Stated goal | Tally the lines below that contain "script". The number is the whole answer.

-- Start of Provided entries --

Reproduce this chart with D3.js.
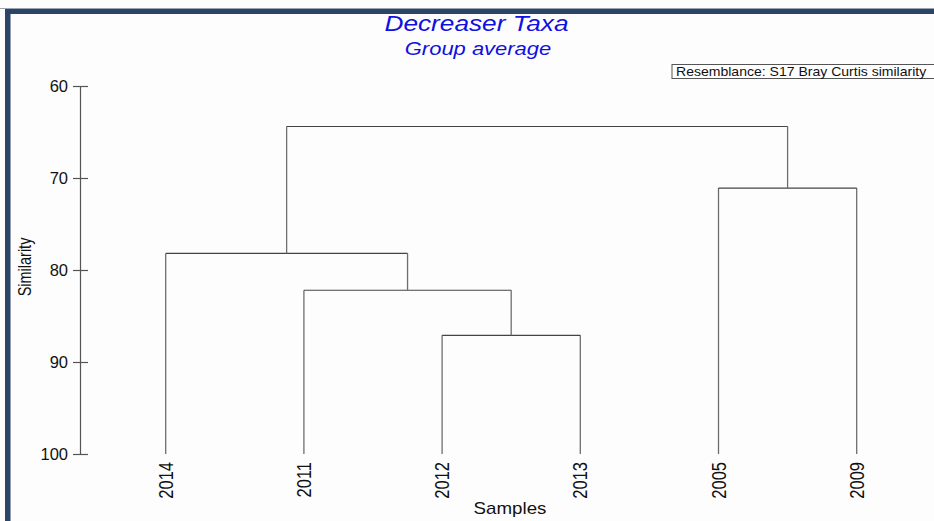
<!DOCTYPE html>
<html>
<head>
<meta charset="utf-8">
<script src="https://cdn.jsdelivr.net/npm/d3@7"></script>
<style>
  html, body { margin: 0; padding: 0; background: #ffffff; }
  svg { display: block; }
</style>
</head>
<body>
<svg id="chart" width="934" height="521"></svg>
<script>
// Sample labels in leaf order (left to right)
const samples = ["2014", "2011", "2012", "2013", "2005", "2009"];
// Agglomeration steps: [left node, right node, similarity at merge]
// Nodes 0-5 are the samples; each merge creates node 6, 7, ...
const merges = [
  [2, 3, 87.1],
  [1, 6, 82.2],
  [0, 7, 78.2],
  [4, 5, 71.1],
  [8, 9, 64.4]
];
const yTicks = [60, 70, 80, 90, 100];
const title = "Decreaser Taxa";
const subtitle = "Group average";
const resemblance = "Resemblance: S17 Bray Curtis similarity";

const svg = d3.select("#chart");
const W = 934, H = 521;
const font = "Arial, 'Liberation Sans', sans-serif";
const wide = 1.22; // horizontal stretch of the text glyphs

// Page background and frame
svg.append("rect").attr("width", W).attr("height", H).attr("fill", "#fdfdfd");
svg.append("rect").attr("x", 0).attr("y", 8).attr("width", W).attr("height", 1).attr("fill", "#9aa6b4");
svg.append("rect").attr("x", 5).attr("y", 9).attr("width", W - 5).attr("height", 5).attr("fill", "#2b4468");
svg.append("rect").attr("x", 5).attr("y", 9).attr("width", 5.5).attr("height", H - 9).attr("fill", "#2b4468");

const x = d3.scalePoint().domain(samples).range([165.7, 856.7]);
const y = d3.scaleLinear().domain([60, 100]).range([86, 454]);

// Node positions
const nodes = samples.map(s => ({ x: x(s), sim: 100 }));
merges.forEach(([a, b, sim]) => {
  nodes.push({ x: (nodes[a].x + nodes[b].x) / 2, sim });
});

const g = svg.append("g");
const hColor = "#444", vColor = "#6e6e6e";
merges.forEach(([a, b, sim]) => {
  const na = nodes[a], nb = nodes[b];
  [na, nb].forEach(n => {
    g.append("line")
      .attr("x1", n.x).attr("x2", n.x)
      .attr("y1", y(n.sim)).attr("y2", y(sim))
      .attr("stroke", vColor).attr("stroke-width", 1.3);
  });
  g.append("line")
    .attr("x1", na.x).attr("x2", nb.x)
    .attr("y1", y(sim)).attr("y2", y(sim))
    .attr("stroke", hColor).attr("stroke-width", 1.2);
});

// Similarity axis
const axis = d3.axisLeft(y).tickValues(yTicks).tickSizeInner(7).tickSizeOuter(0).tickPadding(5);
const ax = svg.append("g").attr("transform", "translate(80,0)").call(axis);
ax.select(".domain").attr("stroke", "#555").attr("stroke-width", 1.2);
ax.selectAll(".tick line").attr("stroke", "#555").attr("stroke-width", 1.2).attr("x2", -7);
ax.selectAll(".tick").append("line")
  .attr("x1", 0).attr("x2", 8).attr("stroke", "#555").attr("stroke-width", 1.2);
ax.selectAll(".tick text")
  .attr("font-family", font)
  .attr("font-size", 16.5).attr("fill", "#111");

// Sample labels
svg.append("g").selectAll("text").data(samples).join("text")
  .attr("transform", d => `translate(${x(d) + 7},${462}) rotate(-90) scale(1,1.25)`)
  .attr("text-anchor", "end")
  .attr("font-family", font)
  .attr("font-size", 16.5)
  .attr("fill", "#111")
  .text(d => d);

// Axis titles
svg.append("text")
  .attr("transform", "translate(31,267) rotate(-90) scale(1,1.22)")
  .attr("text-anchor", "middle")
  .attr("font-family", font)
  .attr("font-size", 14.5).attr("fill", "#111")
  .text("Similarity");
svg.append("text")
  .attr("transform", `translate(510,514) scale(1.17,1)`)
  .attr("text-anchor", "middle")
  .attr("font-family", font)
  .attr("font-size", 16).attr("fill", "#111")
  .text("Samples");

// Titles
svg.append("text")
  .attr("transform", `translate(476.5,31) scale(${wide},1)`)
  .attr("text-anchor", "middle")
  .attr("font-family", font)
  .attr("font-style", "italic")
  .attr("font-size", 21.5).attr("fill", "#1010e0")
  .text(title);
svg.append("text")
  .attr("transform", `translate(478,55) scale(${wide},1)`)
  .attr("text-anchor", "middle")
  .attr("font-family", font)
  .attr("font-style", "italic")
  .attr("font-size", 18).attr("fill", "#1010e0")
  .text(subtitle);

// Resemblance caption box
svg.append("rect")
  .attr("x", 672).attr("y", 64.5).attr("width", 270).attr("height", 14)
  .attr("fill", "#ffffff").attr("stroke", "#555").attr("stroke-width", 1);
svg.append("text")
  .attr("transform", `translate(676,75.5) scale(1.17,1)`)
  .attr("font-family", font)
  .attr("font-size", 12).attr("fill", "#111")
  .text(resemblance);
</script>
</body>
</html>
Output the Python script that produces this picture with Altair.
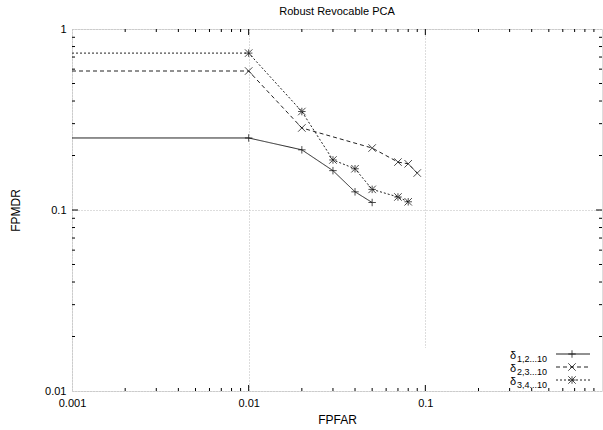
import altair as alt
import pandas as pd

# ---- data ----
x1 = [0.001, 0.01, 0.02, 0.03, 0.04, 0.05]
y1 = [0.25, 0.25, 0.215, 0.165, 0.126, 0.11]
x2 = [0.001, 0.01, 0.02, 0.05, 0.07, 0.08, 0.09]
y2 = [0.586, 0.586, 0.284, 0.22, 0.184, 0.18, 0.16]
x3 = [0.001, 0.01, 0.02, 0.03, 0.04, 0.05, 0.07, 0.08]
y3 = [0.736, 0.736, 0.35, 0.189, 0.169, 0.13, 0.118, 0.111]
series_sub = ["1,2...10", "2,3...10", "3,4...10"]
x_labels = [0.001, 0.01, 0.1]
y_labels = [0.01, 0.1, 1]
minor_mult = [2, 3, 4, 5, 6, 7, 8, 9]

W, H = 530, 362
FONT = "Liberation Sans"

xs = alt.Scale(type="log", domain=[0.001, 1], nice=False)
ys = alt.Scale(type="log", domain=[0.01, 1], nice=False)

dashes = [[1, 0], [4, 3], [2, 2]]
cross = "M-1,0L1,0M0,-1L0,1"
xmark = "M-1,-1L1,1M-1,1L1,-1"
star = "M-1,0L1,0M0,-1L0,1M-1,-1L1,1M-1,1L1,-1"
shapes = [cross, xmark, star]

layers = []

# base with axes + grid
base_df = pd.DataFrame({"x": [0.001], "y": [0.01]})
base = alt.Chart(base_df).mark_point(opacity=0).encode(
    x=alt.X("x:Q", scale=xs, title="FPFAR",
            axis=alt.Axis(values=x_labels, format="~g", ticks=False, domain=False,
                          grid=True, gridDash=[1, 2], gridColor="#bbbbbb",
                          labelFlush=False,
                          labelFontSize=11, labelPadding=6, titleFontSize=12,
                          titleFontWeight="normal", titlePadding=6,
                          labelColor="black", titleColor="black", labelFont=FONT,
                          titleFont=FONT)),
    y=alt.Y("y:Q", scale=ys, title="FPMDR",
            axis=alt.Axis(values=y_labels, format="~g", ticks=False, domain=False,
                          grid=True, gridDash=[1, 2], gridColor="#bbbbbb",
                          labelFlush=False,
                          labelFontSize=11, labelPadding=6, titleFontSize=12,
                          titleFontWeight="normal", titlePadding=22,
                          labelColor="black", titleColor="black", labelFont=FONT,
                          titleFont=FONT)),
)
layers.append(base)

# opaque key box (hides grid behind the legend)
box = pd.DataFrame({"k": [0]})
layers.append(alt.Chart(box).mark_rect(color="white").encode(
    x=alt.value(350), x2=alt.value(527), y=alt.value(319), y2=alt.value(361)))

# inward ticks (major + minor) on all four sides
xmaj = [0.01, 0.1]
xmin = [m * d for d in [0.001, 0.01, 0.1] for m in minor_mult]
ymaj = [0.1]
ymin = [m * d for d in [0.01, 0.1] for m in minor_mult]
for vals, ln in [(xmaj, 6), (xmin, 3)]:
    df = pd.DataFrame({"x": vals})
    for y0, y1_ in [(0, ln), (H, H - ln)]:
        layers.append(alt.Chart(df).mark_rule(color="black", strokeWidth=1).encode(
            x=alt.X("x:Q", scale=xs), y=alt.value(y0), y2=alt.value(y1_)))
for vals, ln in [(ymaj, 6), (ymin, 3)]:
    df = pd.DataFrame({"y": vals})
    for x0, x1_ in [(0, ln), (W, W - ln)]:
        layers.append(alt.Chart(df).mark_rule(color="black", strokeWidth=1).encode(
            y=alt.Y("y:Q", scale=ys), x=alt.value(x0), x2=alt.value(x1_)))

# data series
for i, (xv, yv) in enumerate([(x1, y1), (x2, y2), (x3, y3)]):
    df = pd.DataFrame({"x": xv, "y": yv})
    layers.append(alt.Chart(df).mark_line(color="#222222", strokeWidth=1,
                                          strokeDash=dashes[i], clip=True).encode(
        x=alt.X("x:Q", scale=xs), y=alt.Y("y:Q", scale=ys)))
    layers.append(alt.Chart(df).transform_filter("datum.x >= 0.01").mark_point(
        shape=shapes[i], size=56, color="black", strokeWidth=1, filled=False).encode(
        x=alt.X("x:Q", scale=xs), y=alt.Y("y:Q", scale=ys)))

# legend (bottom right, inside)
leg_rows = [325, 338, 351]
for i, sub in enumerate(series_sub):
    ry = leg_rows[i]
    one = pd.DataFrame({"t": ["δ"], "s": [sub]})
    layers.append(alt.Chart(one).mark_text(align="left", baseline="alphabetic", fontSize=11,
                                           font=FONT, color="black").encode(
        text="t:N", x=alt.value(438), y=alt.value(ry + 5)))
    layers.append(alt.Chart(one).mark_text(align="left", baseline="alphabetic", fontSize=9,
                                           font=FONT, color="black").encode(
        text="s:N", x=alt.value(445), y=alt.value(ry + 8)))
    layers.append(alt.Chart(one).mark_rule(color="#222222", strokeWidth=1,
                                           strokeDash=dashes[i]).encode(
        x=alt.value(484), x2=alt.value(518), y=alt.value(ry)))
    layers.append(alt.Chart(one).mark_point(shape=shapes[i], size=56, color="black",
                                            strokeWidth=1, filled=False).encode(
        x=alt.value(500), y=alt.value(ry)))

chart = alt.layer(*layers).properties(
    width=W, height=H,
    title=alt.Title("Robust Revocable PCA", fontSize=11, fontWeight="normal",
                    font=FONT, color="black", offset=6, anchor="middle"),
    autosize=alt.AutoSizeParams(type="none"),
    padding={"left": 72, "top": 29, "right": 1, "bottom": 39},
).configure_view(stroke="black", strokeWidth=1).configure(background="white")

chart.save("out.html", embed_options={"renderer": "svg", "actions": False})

-- End of Provided entries --

Response to the task | 4